Михаил Евграфович Салтыков-Щедрин


Пошехонская старина

О «ПОШЕХОНСКОЙ СТАРИНЕ»

«Пошехонская старина», появившаяся в 1887 - 1889 годах в журнале «Вестник Европы», - последнее произведение М. Е. Салтыкова-Щедрина. Им закончился творческий и жизненный путь писателя. В отличие от других его вещей оно посвящено не злободневной современности, а прошлому - жизни помещичьей семьи в усадьбе при крепостном праве. По своему материалу «Пошехонская старина» во многом восходит к воспоминаниям автора о своем детстве, прошедшем в родовом дворянском гнезде, в самый разгар крепостного права. Отсюда не только художественное, но и также историческое и биографическое значение этого монументального литературного памятника, хотя он не является ни автобиографией, ни мемуарами писателя.

«Пошехонская старина» - многоплановое произведение. Око совмещает в себе три слоя: «хронику» или «житие» - повесть о детстве (предполагалось и о юности) на автобиографической основе; историко-бытовую панораму - картины жизни в помещичьей усадьбе, при крепостном праве и публицистику - суд писателя-демократа над крепостническим строем и обличение духа крепостничества в идеологии и политике России 80-х годов прошлого века. Первые два слоя даны предметно (сюжетно). Последний содержится в авторских «отступлениях», кроме того, он задан в подтексте произведения, заключен в идейной позиции автора.

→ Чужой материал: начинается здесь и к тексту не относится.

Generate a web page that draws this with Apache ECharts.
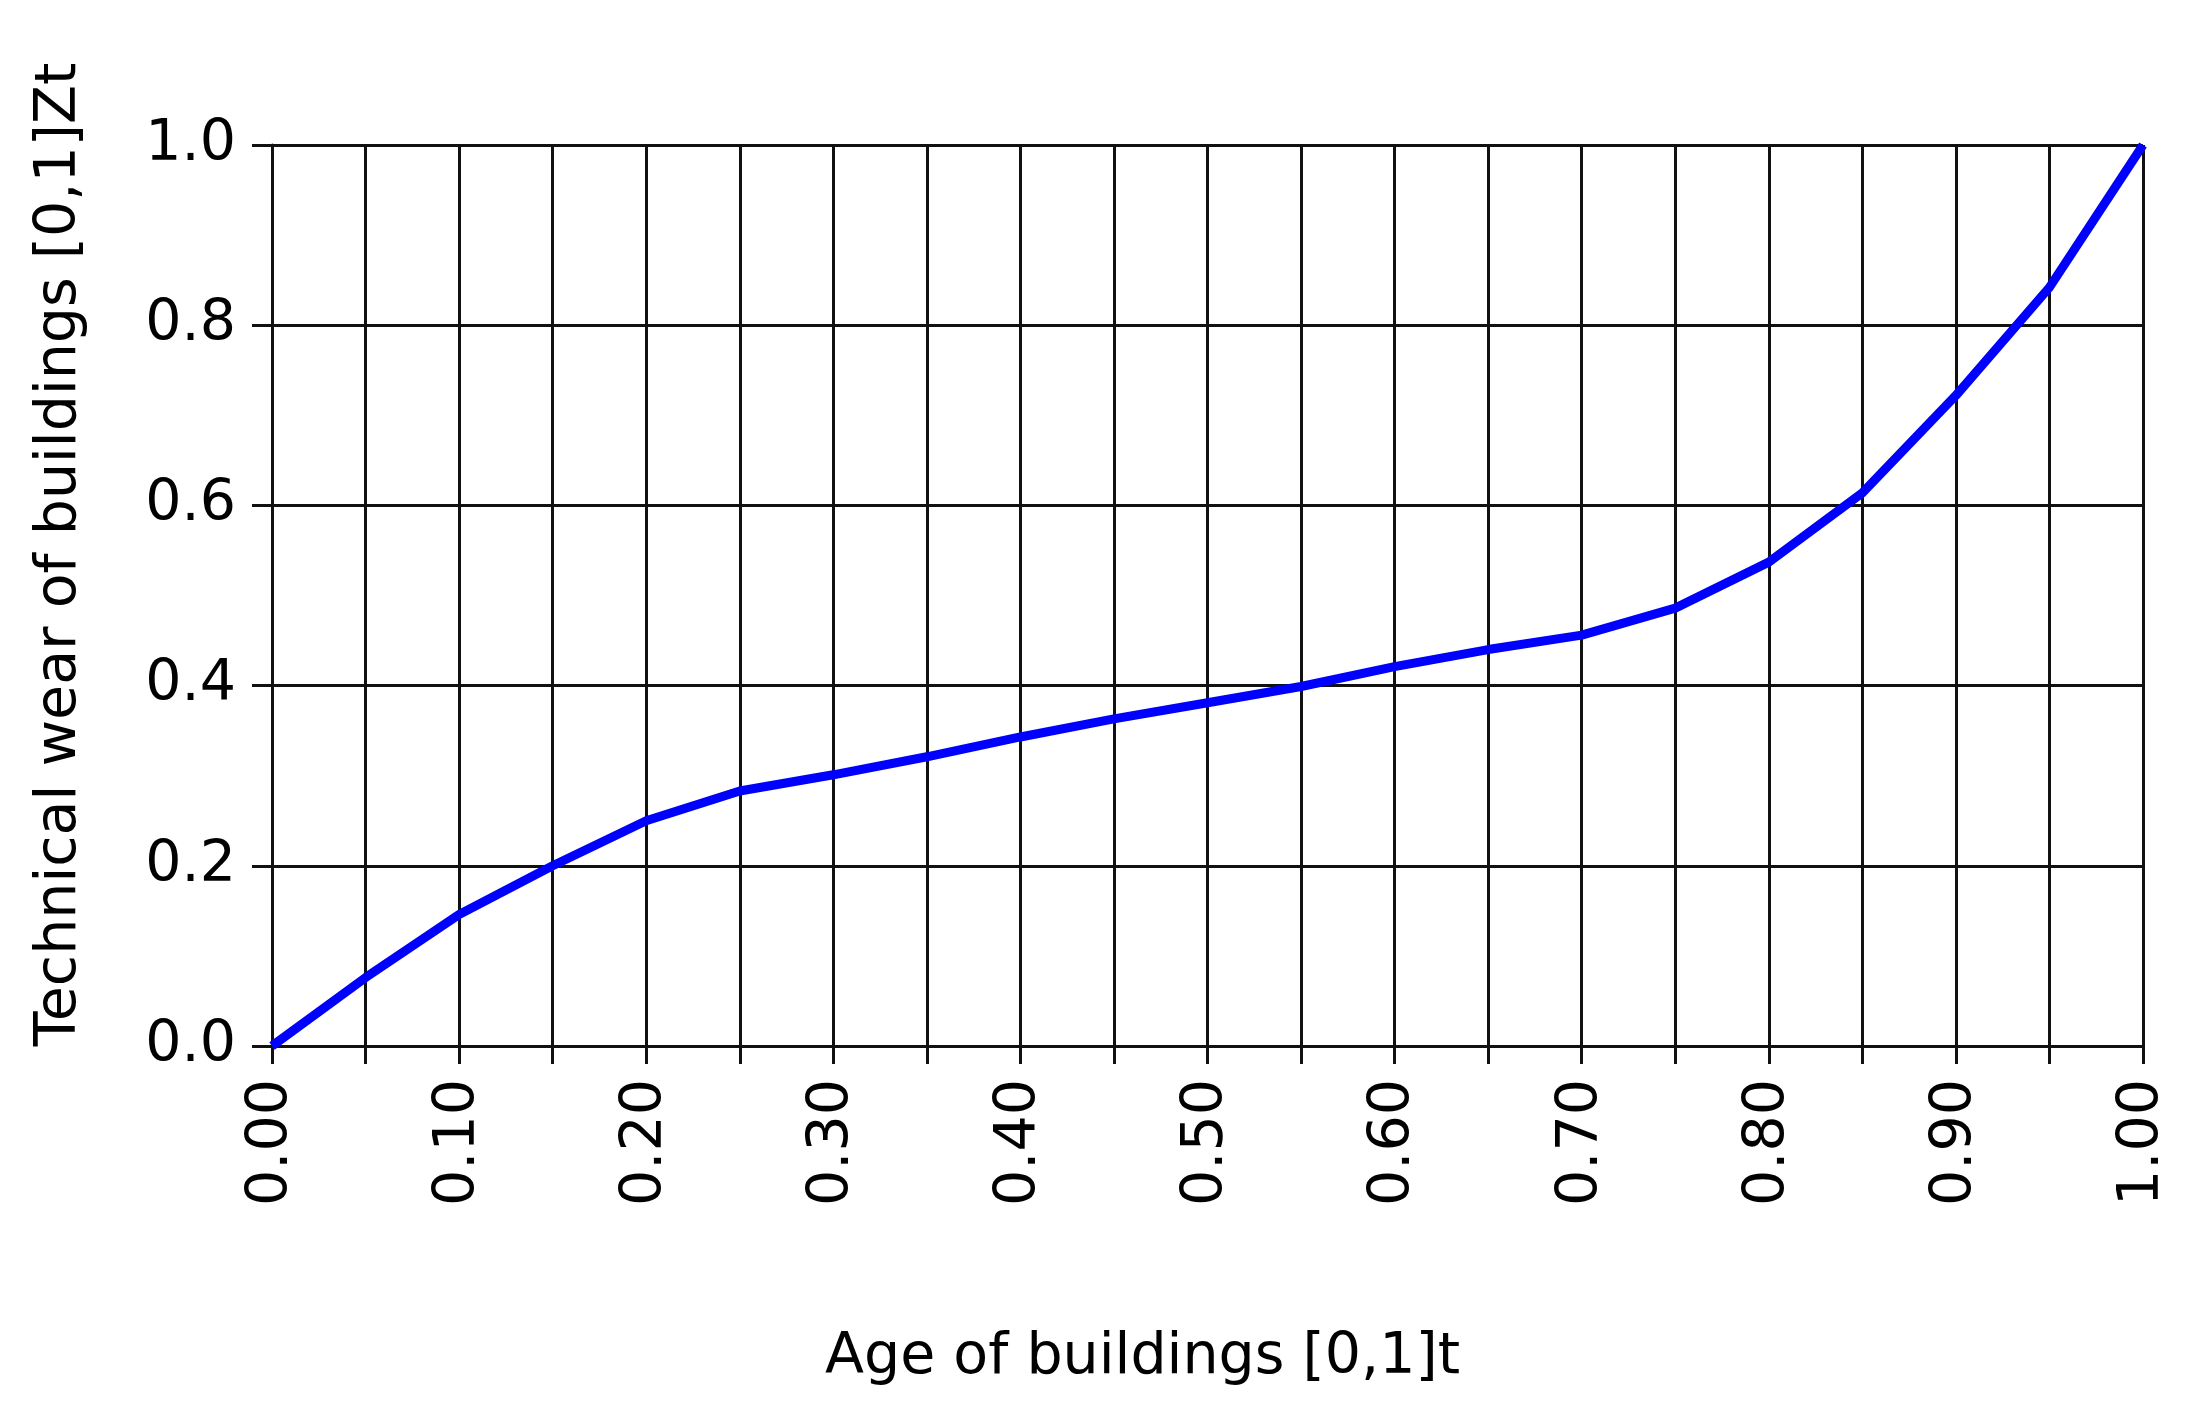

Русская литература XIX века знает несколько автобиографических повествований о детстве, признаваемых классическими. «Пошехонская старина» - одно из них. Хронологически она занимает место после «Семейной хроники» и «Детских годов Багрова внука» С. Аксакова и «Детства» и «Отрочества» Л. Толстого и предшествует «Детству Темы» Н. Гарина-Михайловского. Не уступая названным произведениям в художественной силе и яркости красок (хотя и крайне суровых тонов), салтыковская «хроника» отличается от них глубиною своего социального критицизма, пронизывающего все повествование. С этой особенностью «хроники» связано и принципиально иное, чем у названных писателей, отношение Салтыкова к автобиографическому материалу. Он используется не только и не столько для субъективного раскрытия собственной личности, душевного мира и биографии повествователя, сколько для объективного обозрения изображаемой социальной действительности и суда над нею.

Повествование ведется в форме рассказа («записок») пошехонского дворянина Никанора Затрапезного о своем «житии», - собственно лишь о детстве. В специальном примечании, начинающем произведение, Салтыков просит читателя не смешивать его личность с личностью Никанора Затрапезного и заявляет: «Автобиографического элемента в моем настоящем труде очень мало; он представляет собой просто-напросто свод жизненных наблюдений, где чужое перемешано с своим, а в то же время дано место и вымыслу».

Салтыков, таким образом, не отрицает присутствия «автобиографических элементов» в своей «хронике», но ограничивает их роль и значение, настаивая на том, что он писал не автобиографию или мемуары, а художественное произведение, хотя и на материале личных воспоминаний.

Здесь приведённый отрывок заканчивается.